Operating expenses for the three months ended March 31, 1998 have
remained consistent with the prior year. For the nine months ended March 31,
1998, operating expenses, exclusive of the non-recurring charge discussed below,
increased to $7.7 million from $6.8 million in the same period in 1997. The
Company has increased its operating expenses over the past year primarily due to
the hiring of additional personnel to expand future product offerings based on
its Acres Bonusing Technology.
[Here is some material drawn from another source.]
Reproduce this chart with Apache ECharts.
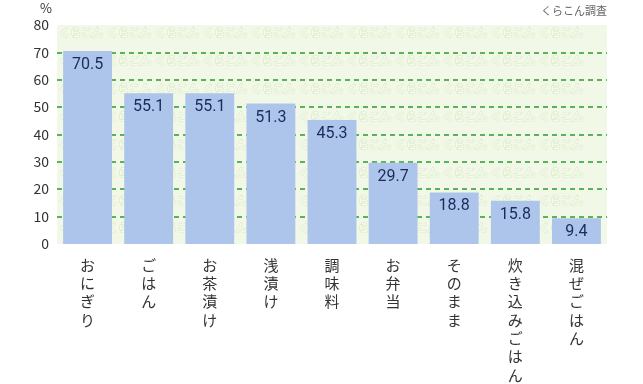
<!DOCTYPE html>
<html><head><meta charset="utf-8">
<script src="https://cdn.jsdelivr.net/npm/echarts@6/dist/echarts.min.js"></script>
<style>html,body{margin:0;padding:0;background:#fff}#c{width:643px;height:384px}</style>
</head><body><div id="c"></div>
<script>
const categories = ['おにぎり','ごはん','お茶漬け','浅漬け','調味料','お弁当','そのまま','炊き込みごはん','混ぜごはん'];
const values = [70.5, 55.1, 55.1, 51.3, 45.3, 29.7, 18.8, 15.8, 9.4];
const yTicks = [0,10,20,30,40,50,60,70,80];

const chart = echarts.init(document.getElementById('c'), null, {renderer:'canvas'});
const FONT = '"Noto Sans CJK JP","Noto Sans",sans-serif';
const gl = 57, gr = 643-607, gt = 25, gb = 384-250;

// decorative watermark pattern
const wm = [];
for (let r = 0; r < 8; r++) {
  for (let c = 0; c < 12; c++) {
    const x = gl + 2 + c*48;
    const y = gt + 8 + r*27.9;
    if (x + 44 > 607) continue;
    wm.push({type:'text', x:x, y:y, z:1, silent:true,
      style:{text:'くらこん', fill:'#f6faef', stroke:'#d8eac2', lineWidth:1.2, font:'bold 11px '+FONT, textVerticalAlign:'middle'}});
  }
}

chart.setOption({
  animation:false,
  backgroundColor:'#fff',
  grid:{left:gl, right:gr, top:gt, bottom:gb, show:true, backgroundColor:'#f2f8e7', borderWidth:0},
  graphic:[
    {type:'text', left:40, top:2, style:{text:'%', fill:'#333', font:'13px '+FONT}},
    {type:'text', right:36, top:5, style:{text:'くらこん調査', fill:'#666', font:'11px '+FONT}},
    ...wm
  ],
  xAxis:{type:'category', data:categories,
    axisLine:{show:false}, axisTick:{show:false},
    axisLabel:{interval:0, margin:12, color:'#333', fontSize:15, lineHeight:18.3, fontFamily:FONT,
      verticalAlign:'top',
      formatter:v=>v.split('').join('\n')}},
  yAxis:{type:'value', min:yTicks[0], max:yTicks[yTicks.length-1], interval:10, z:3,
    axisLine:{show:false}, axisTick:{show:false},
    axisLabel:{color:'#333', fontSize:14, fontFamily:FONT, margin:8},
    splitLine:{show:true, showMinLine:false, showMaxLine:false, lineStyle:{type:[5,4], color:'#2a9a2a', width:1.6}}},
  series:[{type:'bar', data:values, barCategoryGap:'20%', z:4,
    itemStyle:{color:'#adc5ea'},
    label:{show:true, position:'insideTop', distance:6, color:'#1b2b5e', fontSize:16, fontFamily:'Roboto,"Noto Sans",sans-serif',
      formatter:p=>p.value.toFixed(1)}}]
});
</script></body></html>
The Company will not realize significant revenue
from these new products in the current fiscal year.
The Company recorded a non-recurring charge of $745,000 primarily to
reduce excess inventory of its own slot accounting/player tracking system during
the quarter ended December 31, 1997. The Company originally expected to be able
to liquidate the majority of the excess inventory to existing slot
accounting/player tracking customers and smaller casinos. These sales have not
been realized and the significant improvements available in the combined IGS/ABS
system make future sales unlikely.
6
<PAGE> 9
LIQUIDITY AND CAPITAL RESOURCES
The Company's operations have historically used cash. However, during
the nine months ended March 31, 1998, $1.8 million of net cash was generated by
operating activities as the collection of accounts receivable and reductions in
inventories more than offset the effects of the operating loss. During the same
period, the Company spent $1.6 million on capital equipment.
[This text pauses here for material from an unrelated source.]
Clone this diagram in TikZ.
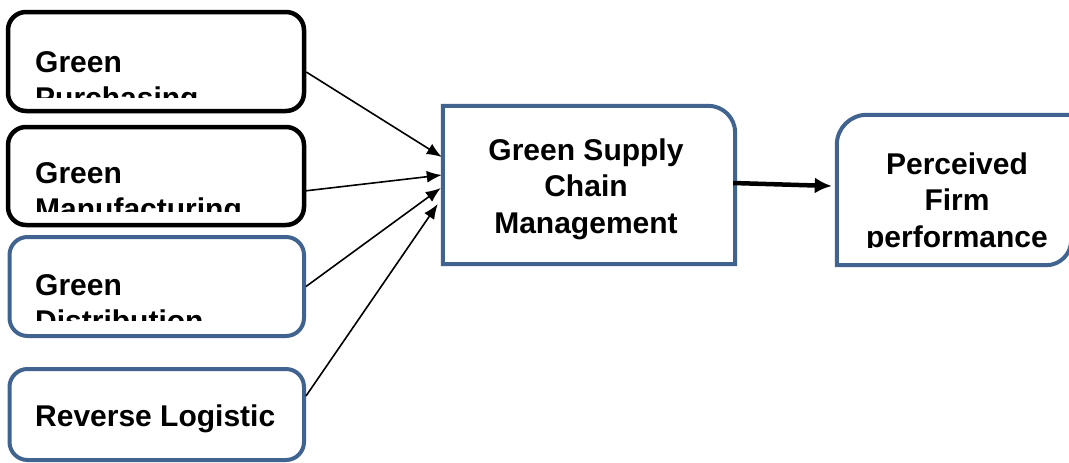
\documentclass[tikz,border=0pt]{standalone}
\usepackage{fontspec}
\setmainfont{Liberation Sans}
\usetikzlibrary{arrows.meta,calc}
\definecolor{boxblue}{RGB}{64,99,144}
\begin{document}
\begin{tikzpicture}[x=1pt,y=-1pt,
  box/.style={draw, rounded corners=18pt, line width=4.5pt, inner sep=0pt, minimum width=296pt},
  blackbox/.style={box, draw=black},
  bluebox/.style={box, draw=boxblue, line width=4pt},
  lbl/.style={font=\bfseries\fontsize{30}{36.5}\selectfont, inner sep=0pt},
  thinarrow/.style={line width=1.6pt, -{Latex[length=15pt,width=12pt]}},
  thickarrow/.style={line width=4.5pt, -{Latex[length=17pt,width=16pt]}}]
\useasboundingbox (0,0) rectangle (1069,463);

% left boxes
\node[blackbox, minimum height=99pt] (b1) at (156,61.5) {};
\node[blackbox, minimum height=98pt] (b2) at (156,176) {};
\node[bluebox, minimum height=99pt, minimum width=294.5pt] (b3) at (156.75,286.5) {};
\node[bluebox, minimum height=91pt, minimum width=294.5pt] (b4) at (156.75,414.5) {};

% centre box
\node[inner sep=0pt, minimum width=292pt, minimum height=158pt] (gscm) at (589,185) {};
\draw[boxblue, line width=4pt] (gscm.south west) -- (gscm.north west)
  -- ([xshift=-27pt]gscm.north east) arc[start angle=90, end angle=0, radius=27pt]
  -- (gscm.south east) -- cycle;

% right box
\node[inner sep=0pt, minimum width=234pt, minimum height=150pt] (pfp) at (954,190) {};
\draw[boxblue, line width=4pt] (pfp.south west) -- ([yshift=-30pt]pfp.north west)
  arc[start angle=180, end angle=90, radius=30pt] -- (pfp.north east)
  -- ([yshift=25pt]pfp.south east) arc[start angle=0, end angle=-90, radius=25pt] -- cycle;

% texts (base anchor = baseline of the last line)
\begin{scope}
\clip (10,14) rectangle (302,97);
\node[lbl, anchor=base west, align=left] (t1) at (35,108.5) {Green\\Purchasing};
\end{scope}
\begin{scope}
\clip (10,129) rectangle (302,211);
\node[lbl, anchor=base west, align=left] (t2) at (35,219.5) {Green\\Manufacturing};
\end{scope}
\begin{scope}
\clip (11,239) rectangle (302,320);
\node[lbl, anchor=base west, align=left] (t3) at (35,331.5) {Green\\Distribution};
\end{scope}
\node[lbl, anchor=base west] (t4) at (35,426) {Reverse Logistic};
\node[lbl, anchor=base, align=center] (t5) at (586,233) {Green Supply\\Chain\\Management};
\begin{scope}
\clip (839,117) rectangle (1069,247);
\node[lbl, anchor=base, align=center] (t6) at (957,247) {Perceived\\Firm\\performance};
\end{scope}

% connectors
\draw[thinarrow] ([yshift=-10.5pt]b1.east) -- ([yshift=28pt,xshift=-1pt]gscm.west);
\draw[thinarrow] ([yshift=-15pt,xshift=-2pt]b2.east) -- ([yshift=10pt,xshift=-1pt]gscm.west);
\draw[thinarrow] (b3.east) -- ([yshift=-3pt,xshift=-2pt]gscm.west);
\draw[thinarrow] ([yshift=18.5pt]b4.east) -- ([yshift=-19pt,xshift=-5pt]gscm.west);
\draw[thickarrow] ([yshift=2pt,xshift=-2pt]gscm.east) -- ([yshift=4pt,xshift=-5pt]pfp.west);
\end{tikzpicture}
\end{document}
The Company's principal sources of liquidity have been net proceeds from
sales of equity securities; $7.2 million from its initial public offering in
November 1993, $7.6 million from the exercise of warrants in October 1996 and
$4.9 million from the issuance of 519,481 shares of Series A Convertible
Preferred Stock in January 1997.
As of March 31, 1998, the Company had cash and cash equivalents of $9.7
million, compared to $9.3 million as of June 30, 1997. The Company does not have
any debt. The Company's cash and cash equivalents balances are expected to be
sufficient to fund the Company's operations for at least the next 12 months.
FORWARD-LOOKING INFORMATION
Certain statements in this Form 10-Q contain "forward-looking"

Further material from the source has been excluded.